Proposal Would Hold Software Developers Accountable For Security Bugs

Proposal Would Hold Software Developers Accountable For Security Bugs
Proposal Would Hold Software Developers Accountable For Security Bugs 

By Kelly Jackson Higgins
Feb 16, 2010

SANS' newly released Top 25 list of common programming flaws came with a 
little legal muscle, too, with representatives from SANs, Mitre, the 
U.S. Department of Homeland Security, the National Security Agency, and 
other organizations pushing for custom software developers to be held 
liable for insecure code they write.

Experts from more than 30 U.S. and international organizations, 
including OWASP, Microsoft, Apple, EMC, Oracle, McAfee, and Symantec, 
contributed to the CWE/SANS Top 25 list, and procurement experts from 
the organizations are recommending standard contract language for 
procurements that would ensure buyers aren't held liable for software 
that contains security flaws. "Wherever a commercial entity or 
government agency asks someone to write software for them, there is now 
a way they can begin to make the suppliers of that software accountable 
for [security] problems," says Alan Paller, director of research for the 
SANS Institute.

Paller says the contract language would be based in part on a draft in 
the works by the State of New York (PDF) that refers to the SANS Top 25 
and would make the state's custom-software vendors contractually bound 
to provide apps that are free of those bugs.
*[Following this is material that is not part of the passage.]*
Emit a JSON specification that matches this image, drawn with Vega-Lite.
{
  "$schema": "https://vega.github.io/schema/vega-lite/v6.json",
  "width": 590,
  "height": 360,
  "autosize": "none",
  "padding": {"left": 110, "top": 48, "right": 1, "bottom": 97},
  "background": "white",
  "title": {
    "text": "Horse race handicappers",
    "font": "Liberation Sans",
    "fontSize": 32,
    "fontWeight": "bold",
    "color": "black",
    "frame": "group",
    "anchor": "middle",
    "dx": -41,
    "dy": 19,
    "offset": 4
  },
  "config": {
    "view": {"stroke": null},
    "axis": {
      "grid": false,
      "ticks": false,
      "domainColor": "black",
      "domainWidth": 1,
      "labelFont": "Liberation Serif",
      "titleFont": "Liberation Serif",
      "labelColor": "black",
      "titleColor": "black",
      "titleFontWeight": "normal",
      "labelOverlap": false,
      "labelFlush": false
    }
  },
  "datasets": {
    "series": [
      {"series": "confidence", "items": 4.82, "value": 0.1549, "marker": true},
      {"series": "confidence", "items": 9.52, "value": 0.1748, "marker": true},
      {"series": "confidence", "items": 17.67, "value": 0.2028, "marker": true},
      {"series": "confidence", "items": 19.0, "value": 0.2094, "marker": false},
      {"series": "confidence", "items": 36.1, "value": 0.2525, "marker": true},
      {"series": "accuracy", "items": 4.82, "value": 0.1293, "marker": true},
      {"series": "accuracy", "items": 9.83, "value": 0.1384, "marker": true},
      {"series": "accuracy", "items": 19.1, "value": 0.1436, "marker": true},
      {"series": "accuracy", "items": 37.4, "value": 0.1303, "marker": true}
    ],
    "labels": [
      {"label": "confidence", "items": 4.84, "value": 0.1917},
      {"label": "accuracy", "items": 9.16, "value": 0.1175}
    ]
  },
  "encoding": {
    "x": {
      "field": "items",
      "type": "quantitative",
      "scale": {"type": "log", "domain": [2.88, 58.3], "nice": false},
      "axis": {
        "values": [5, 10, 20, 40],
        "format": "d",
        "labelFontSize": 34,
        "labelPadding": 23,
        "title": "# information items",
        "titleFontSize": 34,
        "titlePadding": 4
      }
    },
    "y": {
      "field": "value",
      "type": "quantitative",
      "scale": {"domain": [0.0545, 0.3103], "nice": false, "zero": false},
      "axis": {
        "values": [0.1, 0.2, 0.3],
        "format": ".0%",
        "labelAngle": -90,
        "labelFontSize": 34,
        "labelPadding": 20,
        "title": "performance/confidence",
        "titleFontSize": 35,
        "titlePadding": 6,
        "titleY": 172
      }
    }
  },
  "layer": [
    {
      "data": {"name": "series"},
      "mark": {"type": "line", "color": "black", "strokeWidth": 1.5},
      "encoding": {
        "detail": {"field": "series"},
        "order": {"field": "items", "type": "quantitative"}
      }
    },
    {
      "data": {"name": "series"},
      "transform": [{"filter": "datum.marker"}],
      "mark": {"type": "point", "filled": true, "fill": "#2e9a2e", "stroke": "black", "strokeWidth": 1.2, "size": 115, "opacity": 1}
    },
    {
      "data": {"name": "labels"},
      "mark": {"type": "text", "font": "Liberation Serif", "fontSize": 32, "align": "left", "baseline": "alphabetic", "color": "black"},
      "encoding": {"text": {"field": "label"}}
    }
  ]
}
Paller says although there 
is "no formal agreement on the language" among the group at this point, 
it's focused on the section of New York's proposed contract language 
that reads: "the Vendor shall, at a minimum, conduct a threat assessment 
and analysis of vulnerability information, including the current list of 
SANS 25 Most Dangerous Programming Errors; provide the Purchaser with a 
written report as soon as possible after a vulnerability, threat, or 
risk has been identified."

He says some final tweaking of the language would ideally add a warranty 
for correcting secure-coding errors "at vendor expense."